* start *

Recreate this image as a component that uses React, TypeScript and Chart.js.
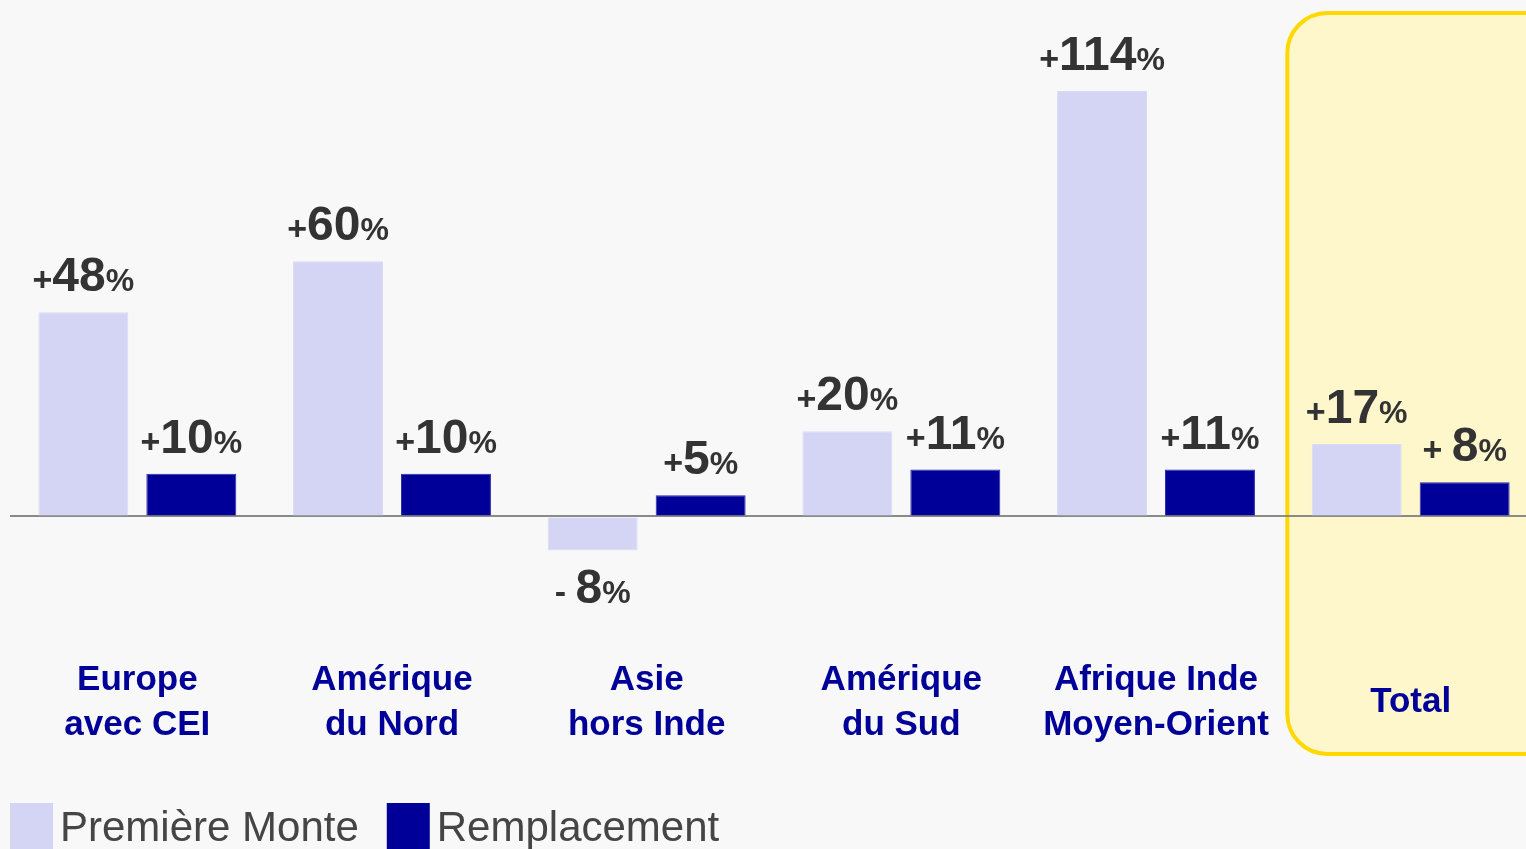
import React, { useEffect, useRef } from "react";
import { Chart, registerables } from "chart.js";

Chart.register(...registerables);

// ---------- data ----------
const categories: string[][] = [
  ["Europe", "avec CEI"],
  ["Amérique", "du Nord"],
  ["Asie", "hors Inde"],
  ["Amérique", "du Sud"],
  ["Afrique Inde", "Moyen-Orient"],
  ["Total"],
];
const seriesNames = ["Première Monte", "Remplacement"];
// bar heights as drawn in the picture (the +114% bar is truncated on the slide)
const premiereMonte = [48, 60, -8, 20, 100, 17];
const remplacement = [10, 10, 5, 11, 11, 8];
const premiereMonteLabels = ["+48%", "+60%", "- 8%", "+20%", "+114%", "+17%"];
const remplacementLabels = ["+10%", "+10%", "+5%", "+11%", "+11%", "+ 8%"];
const highlightIndex = 5;

// ---------- styles ----------
const FONT = '"Liberation Sans", Arial, Helvetica, sans-serif';
const LIGHT = "#d4d4f4";
const NAVY = "#000099";
const BG = "#f8f8f8";

function drawValueLabel(ctx: CanvasRenderingContext2D, text: string, cx: number, baseline: number) {
  const m = text.match(/^([^0-9]*)([0-9]+)(%?)$/);
  if (!m) return;
  const parts = [
    { t: m[1], f: `bold 34px ${FONT}` },
    { t: m[2], f: `bold 48px ${FONT}` },
    { t: m[3], f: `bold 32px ${FONT}` },
  ];
  let total = 0;
  const widths = parts.map((p) => {
    ctx.font = p.f;
    const w = ctx.measureText(p.t).width;
    total += w;
    return w;
  });
  let x = cx - total / 2;
  ctx.textAlign = "left";
  ctx.textBaseline = "alphabetic";
  ctx.fillStyle = "#333333";
  parts.forEach((p, i) => {
    ctx.font = p.f;
    ctx.fillText(p.t, x, baseline);
    x += widths[i];
  });
}

const highlightPlugin = {
  id: "highlightBox",
  beforeDraw(chart: any) {
    const x = chart.scales.x;
    const ctx: CanvasRenderingContext2D = chart.ctx;
    const catW = (x.right - x.left) / categories.length;
    const left = x.getPixelForValue(highlightIndex) - catW / 2 + 4;
    const top = 13;
    const bottom = 754;
    const right = left + 300;
    const r = 40;
    ctx.save();
    ctx.beginPath();
    ctx.moveTo(left + r, top);
    ctx.lineTo(right - r, top);
    ctx.arcTo(right, top, right, top + r, r);
    ctx.lineTo(right, bottom - r);
    ctx.arcTo(right, bottom, right - r, bottom, r);
    ctx.lineTo(left + r, bottom);
    ctx.arcTo(left, bottom, left, bottom - r, r);
    ctx.lineTo(left, top + r);
    ctx.arcTo(left, top, left + r, top, r);
    ctx.closePath();
    ctx.fillStyle = "#fff7cc";
    ctx.fill();
    ctx.lineWidth = 4;
    ctx.strokeStyle = "#ffd800";
    ctx.stroke();
    ctx.restore();
  },
};

const valueLabelPlugin = {
  id: "valueLabels",
  afterDatasetsDraw(chart: any) {
    const ctx: CanvasRenderingContext2D = chart.ctx;
    const labelSets = [premiereMonteLabels, remplacementLabels];
    ctx.save();
    chart.data.datasets.forEach((ds: any, di: number) => {
      const meta = chart.getDatasetMeta(di);
      meta.data.forEach((bar: any, i: number) => {
        const v = ds.data[i];
        const baseline = v >= 0 ? bar.y - 21 : bar.y + 53;
        drawValueLabel(ctx, labelSets[di][i], bar.x, baseline);
      });
    });
    ctx.restore();
  },
};

const legendPlugin = {
  id: "customLegend",
  afterDraw(chart: any) {
    const ctx: CanvasRenderingContext2D = chart.ctx;
    ctx.save();
    ctx.font = `42px ${FONT}`;
    ctx.textAlign = "left";
    ctx.textBaseline = "alphabetic";
    let x = 10;
    chart.data.datasets.forEach((ds: any) => {
      ctx.fillStyle = ds.backgroundColor;
      ctx.fillRect(x, 803, 43, 50);
      x += 43 + 7;
      ctx.fillStyle = "#454545";
      ctx.fillText(ds.label, x, 841);
      x += ctx.measureText(ds.label).width + 28;
    });
    ctx.restore();
  },
};

export default function App() {
  const ref = useRef<HTMLCanvasElement | null>(null);

  useEffect(() => {
    document.body.style.margin = "0";
    document.body.style.background = BG;
    const canvas = ref.current!;
    const chart = new Chart(canvas, {
      type: "bar",
      data: {
        labels: categories,
        datasets: [
          {
            label: seriesNames[0],
            data: premiereMonte,
            backgroundColor: LIGHT,
            borderColor: "#dadaf6",
            borderWidth: 1,
            categoryPercentage: 0.848,
            barPercentage: 0.833,
          },
          {
            label: seriesNames[1],
            data: remplacement,
            backgroundColor: NAVY,
            borderColor: "#2a2aa8",
            borderWidth: 1,
            categoryPercentage: 0.848,
            barPercentage: 0.833,
          },
        ],
      },
      options: {
        responsive: false,
        animation: false,
        devicePixelRatio: 1,
        layout: { padding: { left: 10, right: 2, top: 6, bottom: 43 } },
        plugins: {
          legend: { display: false },
          tooltip: { enabled: false },
        },
        scales: {
          x: {
            grid: { display: false, drawTicks: false },
            border: { display: false },
            ticks: {
              color: NAVY,
              font: { family: FONT, size: 35, weight: "bold", lineHeight: 45 / 35 },
              padding: 36,
              maxRotation: 0,
              minRotation: 0,
              autoSkip: false,
              crossAlign: "center",
            },
          },
          y: {
            min: -30,
            max: 120,
            border: { display: false },
            grid: {
              drawTicks: false,
              lineWidth: 2,
              color: (c: any) => (c.tick && c.tick.value === 0 ? "#8a8a8a" : "rgba(0,0,0,0)"),
            },
            ticks: { display: false, stepSize: 10 },
          },
        },
      },
      plugins: [highlightPlugin, valueLabelPlugin, legendPlugin],
    } as any);
    return () => chart.destroy();
  }, []);

  return (
    <div
      style={{
        position: "fixed",
        left: 0,
        top: 0,
        width: 1526,
        height: 849,
        overflow: "hidden",
        background: BG,
      }}
    >
      <canvas ref={ref} width={1540} height={849} style={{ width: 1540, height: 849, display: "block" }} />
    </div>
  );
}
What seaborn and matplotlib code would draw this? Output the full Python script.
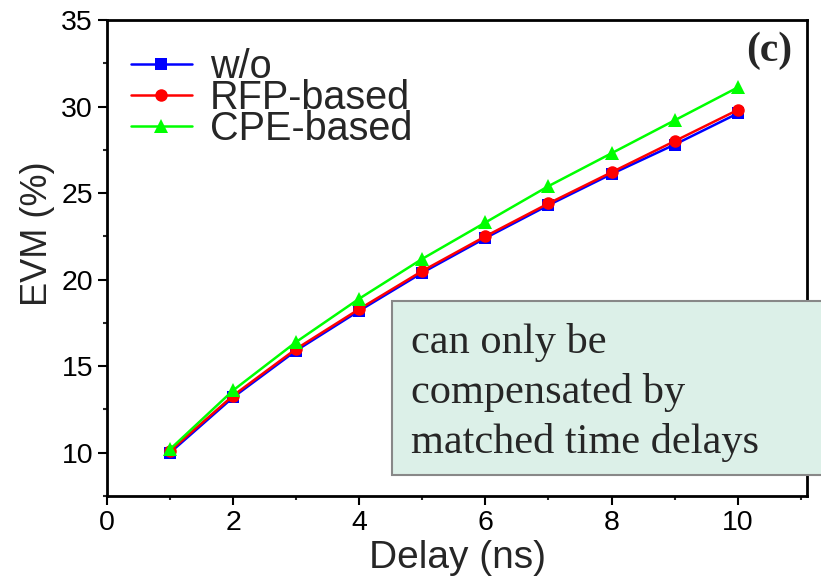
import pandas as pd
import matplotlib.pyplot as plt
import seaborn as sns
from matplotlib.patches import Rectangle
from matplotlib.ticker import MultipleLocator

delay = [1, 2, 3, 4, 5, 6, 7, 8, 9, 10]
evm_wo = [10.0, 13.2, 15.9, 18.2, 20.4, 22.4, 24.3, 26.1, 27.8, 29.6]
evm_rfp = [10.1, 13.3, 16.0, 18.3, 20.5, 22.5, 24.4, 26.2, 28.0, 29.8]
evm_cpe = [10.2, 13.6, 16.4, 18.9, 21.2, 23.3, 25.4, 27.3, 29.2, 31.1]
labels = ['w/o', 'RFP-based', 'CPE-based']
note = 'can only be\ncompensated by\nmatched time delays'

sns.set_theme(style="ticks")
plt.rcParams['font.family'] = ['Liberation Sans', 'DejaVu Sans']

fig = plt.figure(figsize=(8.21, 5.79), dpi=100)
ax = fig.add_axes([0.1303, 0.1434, 0.8527, 0.8221])

series = [(evm_wo, '#0000ff', 's', 8), (evm_rfp, '#ff0000', 'o', 9), (evm_cpe, '#00ff00', '^', 10)]
for (vals, col, mk, ms), lab in zip(series, labels):
    df = pd.DataFrame({'delay': delay, 'evm': vals})
    sns.lineplot(data=df, x='delay', y='evm', color=col, marker=mk, markersize=ms,
                 markeredgewidth=0, linewidth=1.8, label=lab, ax=ax)

ax.set_xlim(0, 11.1)
ax.set_ylim(7.5, 35)
ax.xaxis.set_major_locator(MultipleLocator(2))
ax.xaxis.set_minor_locator(MultipleLocator(1))
ax.yaxis.set_major_locator(MultipleLocator(5))
ax.yaxis.set_minor_locator(MultipleLocator(2.5))
ax.tick_params(which='major', length=6.5, width=1.5, labelsize=20.5, colors='black')
ax.tick_params(which='minor', length=3, width=1.5)
for s in ax.spines.values():
    s.set_linewidth(2)
    s.set_color('black')
ax.set_xlabel('Delay (ns)', fontsize=28, labelpad=3)
ax.set_ylabel('EVM (%)', fontsize=26)
ax.yaxis.set_label_coords(-0.074, 0.55)

ax.legend(loc='upper left', bbox_to_anchor=(0.011, 0.975), frameon=False, fontsize=28.5,
          handlelength=1.55, handletextpad=0.45, labelspacing=-0.17, borderaxespad=0.0)

ax.text(0.979, 0.975, '(c)', transform=ax.transAxes, ha='right', va='top',
        fontsize=30, fontweight='bold', family='Liberation Serif')

# annotation box, runs past the right spine to the figure edge
fig.patches.append(Rectangle((0.4775, 0.1796), 0.54, 0.3005, transform=fig.transFigure,
                             facecolor='#dcf0e8', edgecolor='#888888', linewidth=1.5,
                             zorder=5, clip_on=False))
fig.text(0.5, 0.443, note, ha='left', va='top', fontsize=30.5, family='Liberation Serif',
         linespacing=1.38, zorder=6)

fig.savefig('out.png', dpi=100)
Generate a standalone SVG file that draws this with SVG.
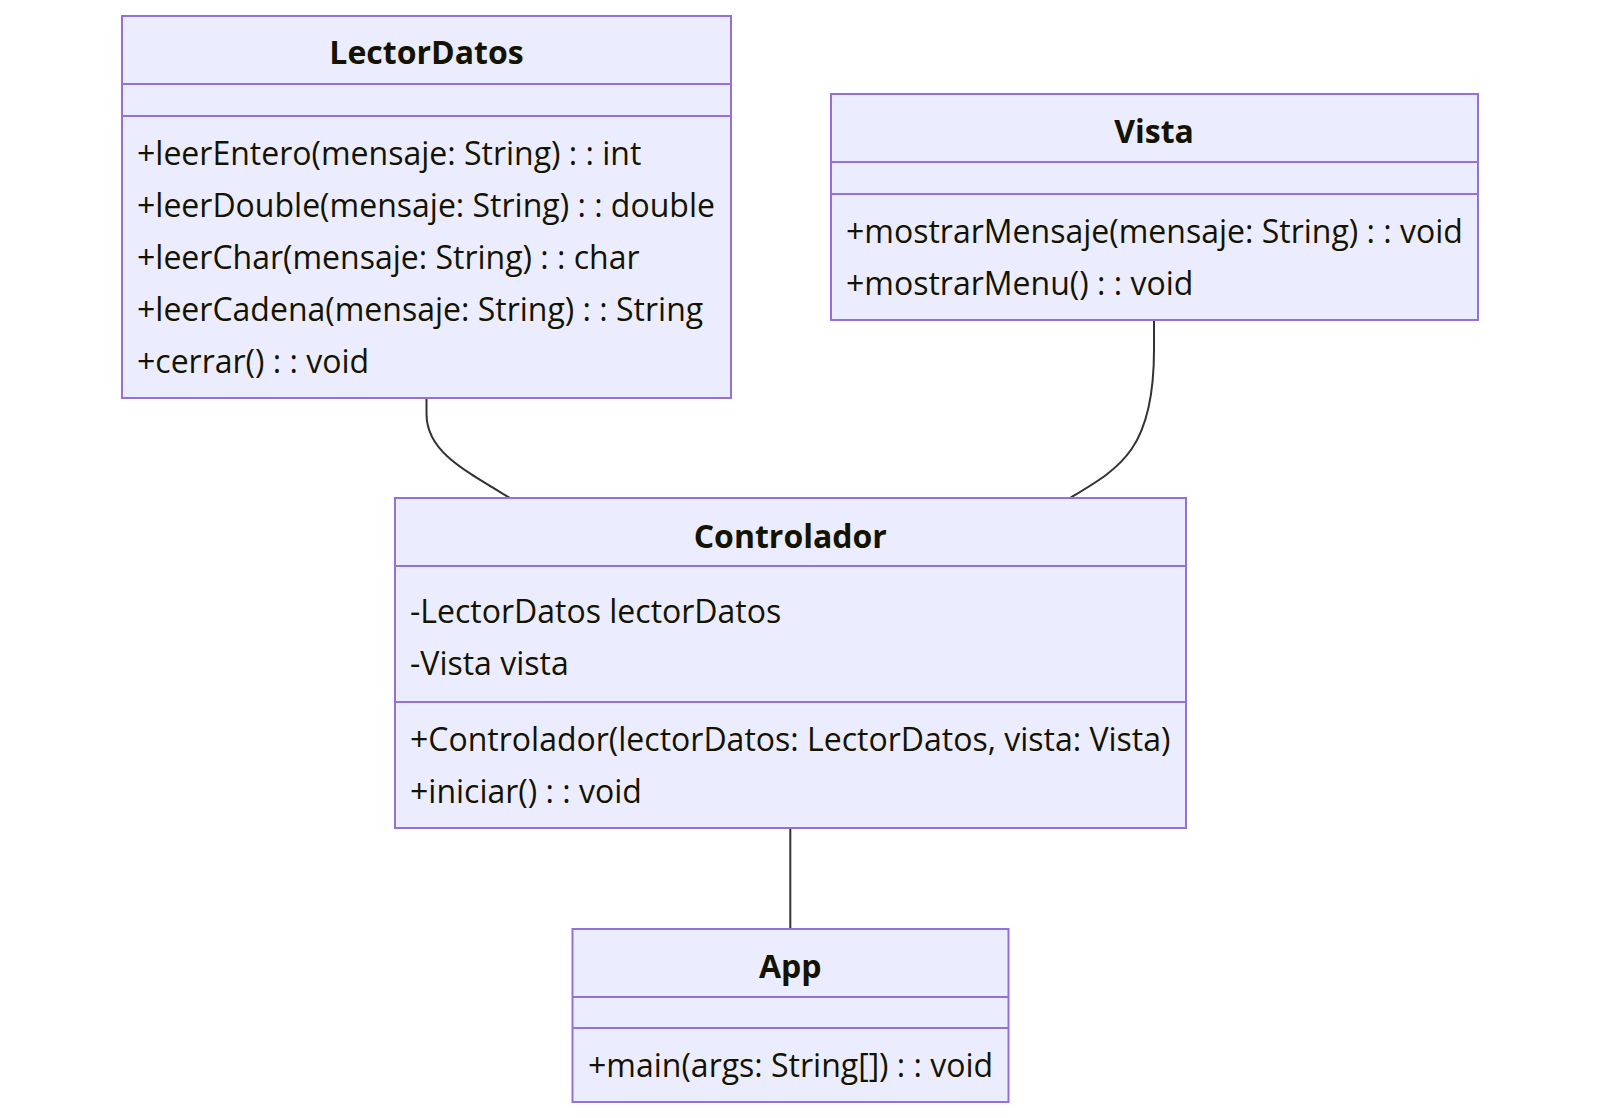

* end *

→ SHORT PROBLEM:
Copy out every line that includes the word "this".

→ OUTPUT BELOW:
Recreate this image as a component that uses React, TypeScript and Chart.js.
What seaborn and matplotlib code would draw this? Output the full Python script.
Generate a standalone SVG file that draws this with SVG.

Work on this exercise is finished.